==== MATERIAL

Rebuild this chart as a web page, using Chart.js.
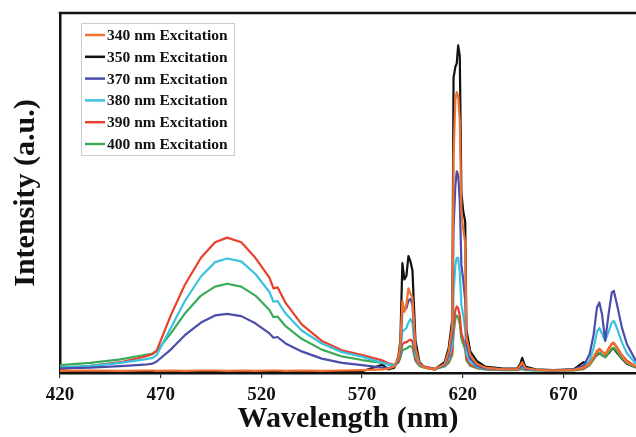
<!DOCTYPE html>
<html>
<head>
<meta charset="utf-8">
<title>Emission spectra</title>
<script src="https://cdn.jsdelivr.net/npm/chart.js@4.4.1/dist/chart.umd.min.js"></script>
<style>
  body { margin: 0; background: #fff; }
  canvas { display: block; }
</style>
</head>
<body>
<canvas id="spectrum" width="636" height="437"></canvas>
<script>
// x ticks shown under the axis
const xTicks = [420, 470, 520, 570, 620, 670];

// wavelength grid (nm), shared by all series
const wavelengths = [
  420, 435, 450, 462, 466, 468, 475, 482, 490, 497,
  503, 510, 517, 524, 526, 528, 532, 540, 550, 560, 570,
  580, 583, 586, 588, 589, 590, 591, 592, 593, 594,
  595, 596.5, 598.5, 601, 606,
  611, 613, 614.8, 615.4, 616.3, 617, 617.7, 618.5, 619.3, 620.2, 621.2, 621.8, 623.7, 627, 631,
  640, 647, 648.5, 649.5, 651, 656, 665, 675, 680, 683,
  685, 686.6, 687.8, 689.1, 690.7, 692.4, 694, 695, 696.5, 699, 701.5, 706
];

const exc340 = [
  0.6, 0.7, 0.6, 0.7, 0.7, 0.6, 0.7, 0.6, 0.7, 0.7,
  0.6, 0.7, 0.6, 0.7, 0.7, 0.7, 0.6, 0.7, 0.6, 0.7, 0.8,
  1.0, 1.2, 1.8, 4, 8, 20, 17, 19, 23.5, 22,
  21, 7, 2.5, 1.5, 1.0,
  2.5, 6, 13, 60, 76, 78, 77, 70, 45, 40, 36, 10, 5, 2.5, 1.5,
  1.0, 1.0, 2.0, 3.0, 1.4, 0.9, 0.7, 0.9, 1.5, 2.6,
  4.6, 6.2, 6.6, 6.0, 5.2, 6.4, 8.0, 8.2, 7.0, 4.8, 3.0, 1.8
];
const exc350 = [
  0.3, 0.4, 0.3, 0.4, 0.3, 0.3, 0.4, 0.3, 0.4, 0.3,
  0.4, 0.3, 0.4, 0.3, 0.4, 0.4, 0.3, 0.4, 0.3, 0.4, 0.5,
  2.3, 1.0, 1.5, 4.5, 9, 30.5, 26, 27, 32.5, 31,
  28.5, 9, 3, 1.5, 1.0,
  3, 7, 15, 82, 85, 86, 91, 88, 50, 45, 42, 12, 6, 3.3, 1.8,
  1.2, 1.2, 2.5, 4.2, 1.8, 1.0, 0.8, 1.0, 3.0, 2.5,
  4.0, 5.0, 5.5, 5.0, 4.4, 5.5, 6.6, 6.8, 5.7, 4.0, 2.6, 1.5
];
const exc370 = [
  1.3, 1.5, 1.9, 2.3, 2.6, 3.2, 6.5, 10.5, 14.0, 16.0,
  16.4, 15.8, 13.8, 11.0, 9.8, 10.0, 8.2, 6.0, 4.0, 2.8, 2.2,
  1.5, 1.4, 1.8, 3.5, 7, 17, 17.5, 18, 20, 20.6,
  19, 6.5, 2.5, 1.6, 1.0,
  2.2, 5, 11, 40, 52, 56, 55, 48, 30, 26, 20, 8, 4, 2.0, 1.3,
  1.0, 1.0, 1.6, 2.2, 1.2, 0.9, 0.7, 1.0, 2.0, 5.3,
  10.8, 18.2, 19.6, 16.4, 8.9, 16.4, 22.4, 22.8, 19.2, 12.6, 8.0, 3.3
];
const exc380 = [
  1.6, 2.0, 2.8, 3.8, 4.2, 5.0, 12.5, 20.0, 26.8, 30.8,
  31.8, 31.0, 27.5, 22.5, 19.8, 20.0, 16.5, 11.8, 8.2, 5.8, 4.5,
  2.8, 2.4, 2.2, 3.5, 6, 11.5, 12, 12.5, 14, 15,
  14, 5, 2.3, 1.6, 1.0,
  2.0, 4, 8, 22, 30, 32, 32, 28, 19, 16, 12, 5.5, 3, 1.7, 1.2,
  0.9, 0.9, 1.3, 1.6, 1.0, 0.8, 0.7, 0.9, 1.6, 3.5,
  7, 11.5, 12.5, 11, 9.0, 11.5, 14, 14.5, 12.5, 8.5, 5.5, 2.5
];
const exc390 = [
  1.1, 2.0, 3.0, 4.5, 5.3, 6.2, 16.0, 24.5, 32.0, 36.3,
  37.6, 36.3, 32.0, 26.5, 23.5, 23.8, 19.5, 13.5, 8.9, 6.3, 5.0,
  3.5, 2.7, 2.3, 3.2, 5, 8, 8.5, 8.5, 9, 9.3,
  8.8, 4, 2.2, 1.8, 1.2,
  2.0, 3.2, 6, 13, 17.5, 18.5, 18, 16, 11, 9.5, 7.5, 4, 2.3, 1.5, 1.1,
  0.9, 0.9, 1.1, 1.3, 0.9, 0.8, 0.7, 0.8, 1.3, 2.5,
  4.2, 6.0, 6.7, 6.0, 5.2, 6.8, 8.2, 8.4, 7.2, 5.0, 3.4, 1.8
];
const exc400 = [
  2.2, 2.8, 3.8, 5.0, 5.4, 6.0, 11.0, 16.5, 21.5, 24.0,
  24.8, 24.0, 21.5, 17.5, 15.5, 15.7, 13.0, 9.5, 6.5, 4.6, 3.6,
  2.8, 2.4, 2.1, 2.8, 4.2, 6.3, 6.6, 6.8, 7.2, 7.5,
  7, 3.3, 1.9, 1.5, 1.1,
  1.8, 2.8, 5, 11, 15, 16, 15.5, 13.5, 9.5, 8, 6.5, 3.5, 2, 1.3, 1.0,
  0.8, 0.8, 1.0, 1.1, 0.8, 0.7, 0.6, 0.7, 1.1, 2.2,
  3.8, 5.2, 5.7, 5.0, 4.4, 5.7, 6.8, 7.0, 6.0, 4.2, 2.8, 1.5
];

const seriesLabels = ['340 nm Excitation', '350 nm Excitation', '370 nm Excitation',
  '380 nm Excitation', '390 nm Excitation', '400 nm Excitation'];
const seriesValues = [exc340, exc350, exc370, exc380, exc390, exc400];
const seriesColors = ['#f0702e', '#111111', '#4a4eaa', '#3ac2de', '#e8402c', '#3cab58'];

const serif = '"Liberation Serif", "Times New Roman", serif';

// legend with a thin grey box, inside the plot
const boxLegend = {
  id: 'boxLegend',
  afterDatasetsDraw(chart) {
    const ctx = chart.ctx;
    ctx.save();
    ctx.strokeStyle = '#cccccc';
    ctx.lineWidth = 1;
    ctx.strokeRect(81.5, 23.5, 153, 132);
    ctx.font = 'bold 15.5px ' + serif;
    ctx.textBaseline = 'middle';
    chart.data.datasets.forEach((ds, i) => {
      const y = 35 + i * 21.8;
      ctx.strokeStyle = ds.borderColor;
      ctx.lineWidth = 2.5;
      ctx.beginPath();
      ctx.moveTo(85, y);
      ctx.lineTo(105, y);
      ctx.stroke();
      ctx.fillStyle = '#111';
      ctx.fillText(ds.label, 107, y + 1);
    });
    ctx.restore();
  }
};

// top edge of the frame
const topFrame = {
  id: 'topFrame',
  afterDraw(chart) {
    const a = chart.chartArea;
    const ctx = chart.ctx;
    ctx.save();
    ctx.strokeStyle = '#111';
    ctx.lineWidth = 2.5;
    ctx.beginPath();
    ctx.moveTo(a.left - 1.25, a.top);
    ctx.lineTo(a.right, a.top);
    ctx.stroke();
    ctx.restore();
  }
};

new Chart(document.getElementById('spectrum'), {
  type: 'line',
  data: {
    datasets: seriesValues.map((vals, i) => ({
      label: seriesLabels[i],
      data: wavelengths.map((w, j) => ({ x: w, y: vals[j] })),
      borderColor: seriesColors[i],
      backgroundColor: seriesColors[i],
      borderWidth: 2.2,
      borderJoinStyle: 'round',
      pointRadius: 0,
      tension: 0,
      fill: false,
      order: i === 1 ? 5 : 0   // black spectrum underneath the others
    }))
  },
  options: {
    responsive: false,
    animation: false,
    devicePixelRatio: 1,
    layout: { padding: { top: 13, right: 0, left: 0, bottom: 0 } },
    plugins: {
      legend: { display: false },
      tooltip: { enabled: false }
    },
    scales: {
      x: {
        type: 'linear',
        min: 420,
        max: 706,
        afterBuildTicks: s => { s.ticks = xTicks.map(v => ({ value: v })); },
        afterFit: s => { s.height = 64; },
        ticks: {
          color: '#111',
          padding: 6,
          maxRotation: 0,
          font: { family: serif, size: 19, weight: 'bold' }
        },
        grid: {
          display: true,
          drawOnChartArea: false,
          drawTicks: true,
          tickLength: 5,
          color: '#333',
          lineWidth: 1.2
        },
        border: { display: true, color: '#111', width: 2.5 },
        title: {
          display: true,
          text: 'Wavelength (nm)',
          color: '#111',
          padding: { top: 0, bottom: 0 },
          font: { family: serif, size: 30, weight: 'bold' }
        }
      },
      y: {
        min: 0,
        max: 100,
        afterFit: s => { s.width = 60; },
        ticks: { display: false },
        grid: { display: false },
        border: { display: true, color: '#111', width: 2.5 },
        title: {
          display: true,
          text: 'Intensity (a.u.)',
          color: '#111',
          padding: { top: 8, bottom: 0 },
          font: { family: serif, size: 30, weight: 'bold' }
        }
      }
    }
  },
  plugins: [boxLegend, topFrame]
});
</script>
</body>
</html>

========

Write out exactly the lines between the start of the data and the line with "const xTicks = [420, 470, 520, 570, 620, 670];", including both, but none of the pictures.

Rebuild this chart as a web page, using Chart.js.
<!DOCTYPE html>
<html>
<head>
<meta charset="utf-8">
<title>Emission spectra</title>
<script src="https://cdn.jsdelivr.net/npm/chart.js@4.4.1/dist/chart.umd.min.js"></script>
<style>
  body { margin: 0; background: #fff; }
  canvas { display: block; }
</style>
</head>
<body>
<canvas id="spectrum" width="636" height="437"></canvas>
<script>
// x ticks shown under the axis
const xTicks = [420, 470, 520, 570, 620, 670];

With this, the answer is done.